いよいよオンライン調査が開始される
(第606号掲載)
令和7年9月から税務調査がオンライン化され、法人・個人事業主を含む全納税者、および全税目(法人税・消費税・所得税・相続税・贈与税など)を対象に段階的にスタートする。
オンライン調査で導入される主な仕組みはマイクロソフトのTeamsを利用するようなのだが、Zoomではセキュリティーの問題があるのだろう。連絡はメールが中心になるようで調査の事前通知は引き続き電話等で実施されるが、資料準備の依頼などはメール連絡が主になるようだ。そして資料提出についてはクラウド経由で提出できe-Taxの併用も可能であるようだ。実際の導入スケジュールについては令和7年9月から金沢国税局および福岡国税局とその管内の税務署で先行スタートし、令和8年3月から6月にかけて、他の国税局・税務署にも順次展開予定とのことだそうで、いよいよオンライン調査が開始となる。
まず金沢国税局と福岡国税局管内でオンライン調査が開始されたら、どのような調査が行われたのかの情報提供がされると思うのでオンライン調査に対する準備もできていくと思うが、報道によるとオンライン調査と対面調査は選択できる模様である。
筆者はコロナ禍に相続の調査を対面ではなく電話と資料提出で行った経験があるのだが、その時の流れは、調査官からどこが調べたいのかを事前に書面で提出され、その質問に対して回答するという流れだったので非常に短期間(短時間)で終了することができた。顧問税理士は被調査会社のどこを調査したいのか事前に分かっているケースもあるだろうから、論点だけをお互いに議論すれば済む調査であれば非常に短期間で終了することができお互いにとって効率的であろう。
実際のところオンライン調査に関しては次のような疑問がわく。税理士もしくはお客様はオンラインと対面のどちらを選択するだろうか。お客様は税理士に任せるだろうがそれぞれにメリットデメリットがあるだろう。オンラインのメリットは時間の節約である。若い調査官などで総勘定元帳だけをずっと見続けているケースがあるが、そんな調査手法では何も分からないだろうし、時間つぶしをしているとしか思えない。このような調査であるならばオンライン調査で論点だけを質問されたほうが効率的である。また納税者の会社や自宅に臨場しないので雰囲気が分からないというところもメリットかもしれない。特に相続の調査などは被相続人の自宅へ行くことなく調査が進むので相続人の負担も少ないだろう。
一方でデメリットは総勘定元帳を電子データで送ることになるとチェックされる時間が多くなるために納税者にとって不利になってしまう可能性があることだ。通常の対面調査では総勘定元帳から請求書・領収書にあたるので、オンライン調査でも請求書や領収書をすべて送ることは要望されないだろう。総勘定元帳をチェックしたうえで送ってほしい請求書や領収書の依頼があると思われる。

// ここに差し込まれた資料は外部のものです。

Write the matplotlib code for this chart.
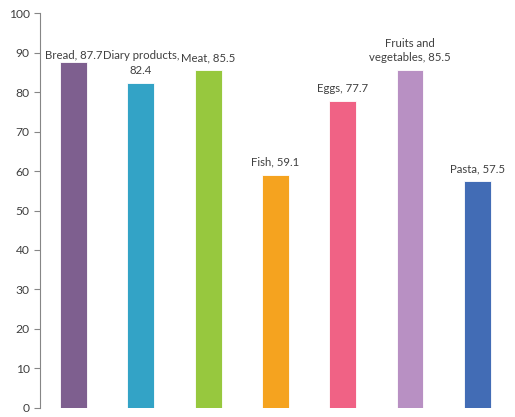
import matplotlib
matplotlib.use("Agg")
import matplotlib.pyplot as plt
import numpy as np

categories = ['Bread', 'Diary products', 'Meat', 'Fish', 'Eggs', 'Fruits and vegetables', 'Pasta']
labels = ['Bread, 87.7', 'Diary products,\n82.4', 'Meat, 85.5', 'Fish, 59.1', 'Eggs, 77.7',
          'Fruits and\nvegetables, 85.5', 'Pasta, 57.5']
values = [87.7, 82.4, 85.5, 59.1, 77.7, 85.5, 57.5]
colors = ['#7E5F8F', '#33A3C6', '#97C83E', '#F5A31F', '#F06285', '#B890C3', '#426CB5']

plt.rcParams['font.family'] = ['Lato', 'DejaVu Sans']

fig = plt.figure(figsize=(5.15, 4.17), dpi=100)
ax = fig.add_axes([0.0777, 0.0216, 0.9143, 0.9472])

x = np.arange(len(values))
bars = ax.bar(x, values, width=0.4, color=colors, edgecolor='white', linewidth=0.6)

for i, (b, lab) in enumerate(zip(bars, labels)):
    # the first label sits lower, close to its bar, like in the original
    dy = 1 if i == 0 else 5
    ax.annotate(lab, (b.get_x() + b.get_width() / 2, b.get_height()),
                xytext=(0, dy), textcoords='offset points',
                ha='center', va='bottom', multialignment='center',
                fontsize=8.2, color='#404040', linespacing=1.4)

ax.set_xlim(-0.5, 6.5)
ax.set_ylim(0, 100)
ax.set_yticks(range(0, 101, 10))
ax.set_xticks([])
for s in ['top', 'right', 'bottom']:
    ax.spines[s].set_visible(False)
ax.spines['left'].set_color('#868686')
ax.tick_params(axis='y', colors='#868686', labelcolor='#404040', labelsize=8.7, length=4)

fig.savefig('out.png', dpi=100)
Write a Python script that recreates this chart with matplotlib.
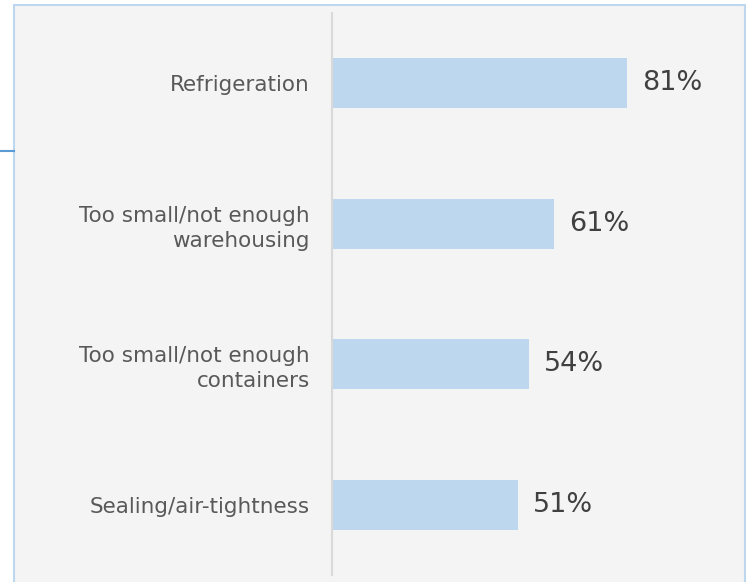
import matplotlib.pyplot as plt
from matplotlib.patches import Rectangle
from matplotlib.lines import Line2D

categories = [
    "Refrigeration",
    "Too small/not enough\nwarehousing",
    "Too small/not enough\ncontainers",
    "Sealing/air-tightness",
]
values = [81, 61, 54, 51]

W, H = 746, 582
fig = plt.figure(figsize=(W / 100, H / 100), dpi=100)
fig.patch.set_facecolor("white")

# outer panel with light blue border, drawn behind the axes
fig.patches.append(Rectangle((14 / W, -0.05), (731 / W), (H - 5) / H + 0.05,
                             transform=fig.transFigure, facecolor="#f4f4f4",
                             edgecolor="#bdd7ee", linewidth=1.5, zorder=-5))
fig.lines.append(Line2D([0, 14 / W], [1 - 151 / H, 1 - 151 / H], transform=fig.transFigure,
                        color="#5b9bd5", linewidth=1.5, zorder=-4))

ax = fig.add_axes([332 / W, 7 / H, 364 / W, 562 / H])
ax.set_facecolor("none")
ax.set_zorder(2)

ypos = list(range(len(categories)))
ax.barh(ypos, values, height=0.355, color="#bdd7ee", zorder=2)
ax.set_xlim(0, 100)
ax.set_ylim(len(categories) - 0.5, -0.5)

for y, v in zip(ypos, values):
    ax.annotate(f"{v}%", (v, y), xytext=(11, 0), textcoords="offset points",
                va="center", ha="left", fontsize=19.5, color="#404040",
                fontfamily="DejaVu Sans", annotation_clip=False)

ax.set_yticks(ypos)
ax.set_yticklabels(categories, fontsize=15.5, color="#595959", fontfamily="DejaVu Sans",
                   linespacing=1.3)
ax.tick_params(axis="y", length=0, pad=16)
ax.set_xticks([])
for side in ["top", "right", "bottom"]:
    ax.spines[side].set_visible(False)
ax.spines["left"].set_color("#d9d9d9")
ax.spines["left"].set_linewidth(1.5)

fig.savefig("out.png", dpi=100)
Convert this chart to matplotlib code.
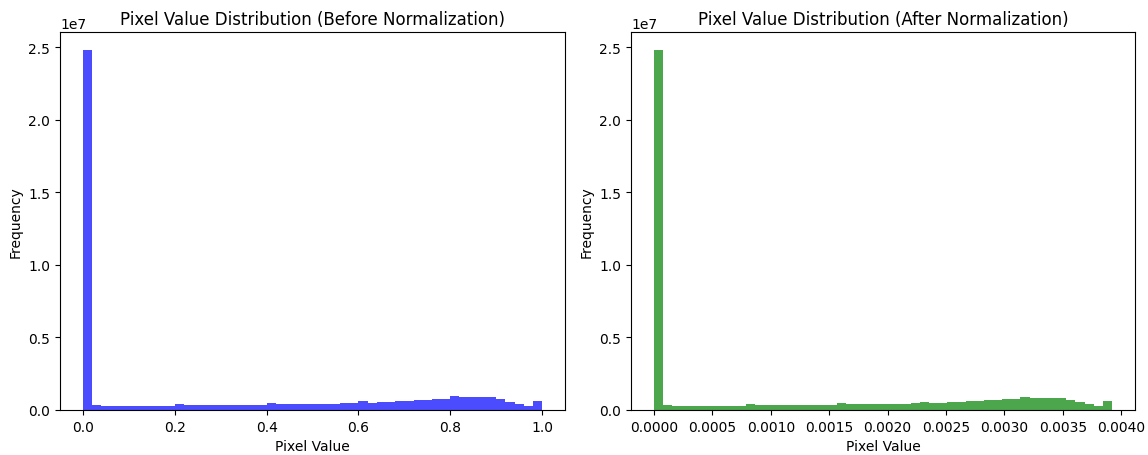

今年の春の調査では2年目の調査官が事前に総勘定元帳を電子データで送ってほしいという旨の依頼があったがもちろんお断りをした。「なぜそのような要求をするのか?」と尋ねると「調査を効率的に進められるから」との理由だったのだが、事前に総勘定元帳のデータを送ることがどれだけ被調査会社のデメリットになるかは調査官は分からないのだろう。あくまでも時間効率を考えているだけのようであった。その一方で相続の場合には総勘定元帳は存在しないので、通帳の写しなどを事前に送ることで要は足りるので、やはりオンライン調査のほうがメリットがあるだろう。
次にTeamsでオンライン調査を行っている際にレコーディングされる(もちろんこちらがレコーディングすることもあるが)のであろうか。税務調査は隠れて録音するということが言った言わない論争で負けない方法でもあると研修で習ったことがあるが、オンラインであれば録画ができるため、後の事務所の研修材料に使うことができる。当然守秘義務の観点から第3者への研修には使えないが、仮に法廷で争うことになる場合には、弁護士に録画を見せることはあるだろう。
調査選定には今後AIが導入される。AIが選定する以上、選定されないにはどうすればいいかを研究すればよい。調査を受けないことが一番であるが、ケースによってはオンライン調査を選択してみるのもいいかもしれない。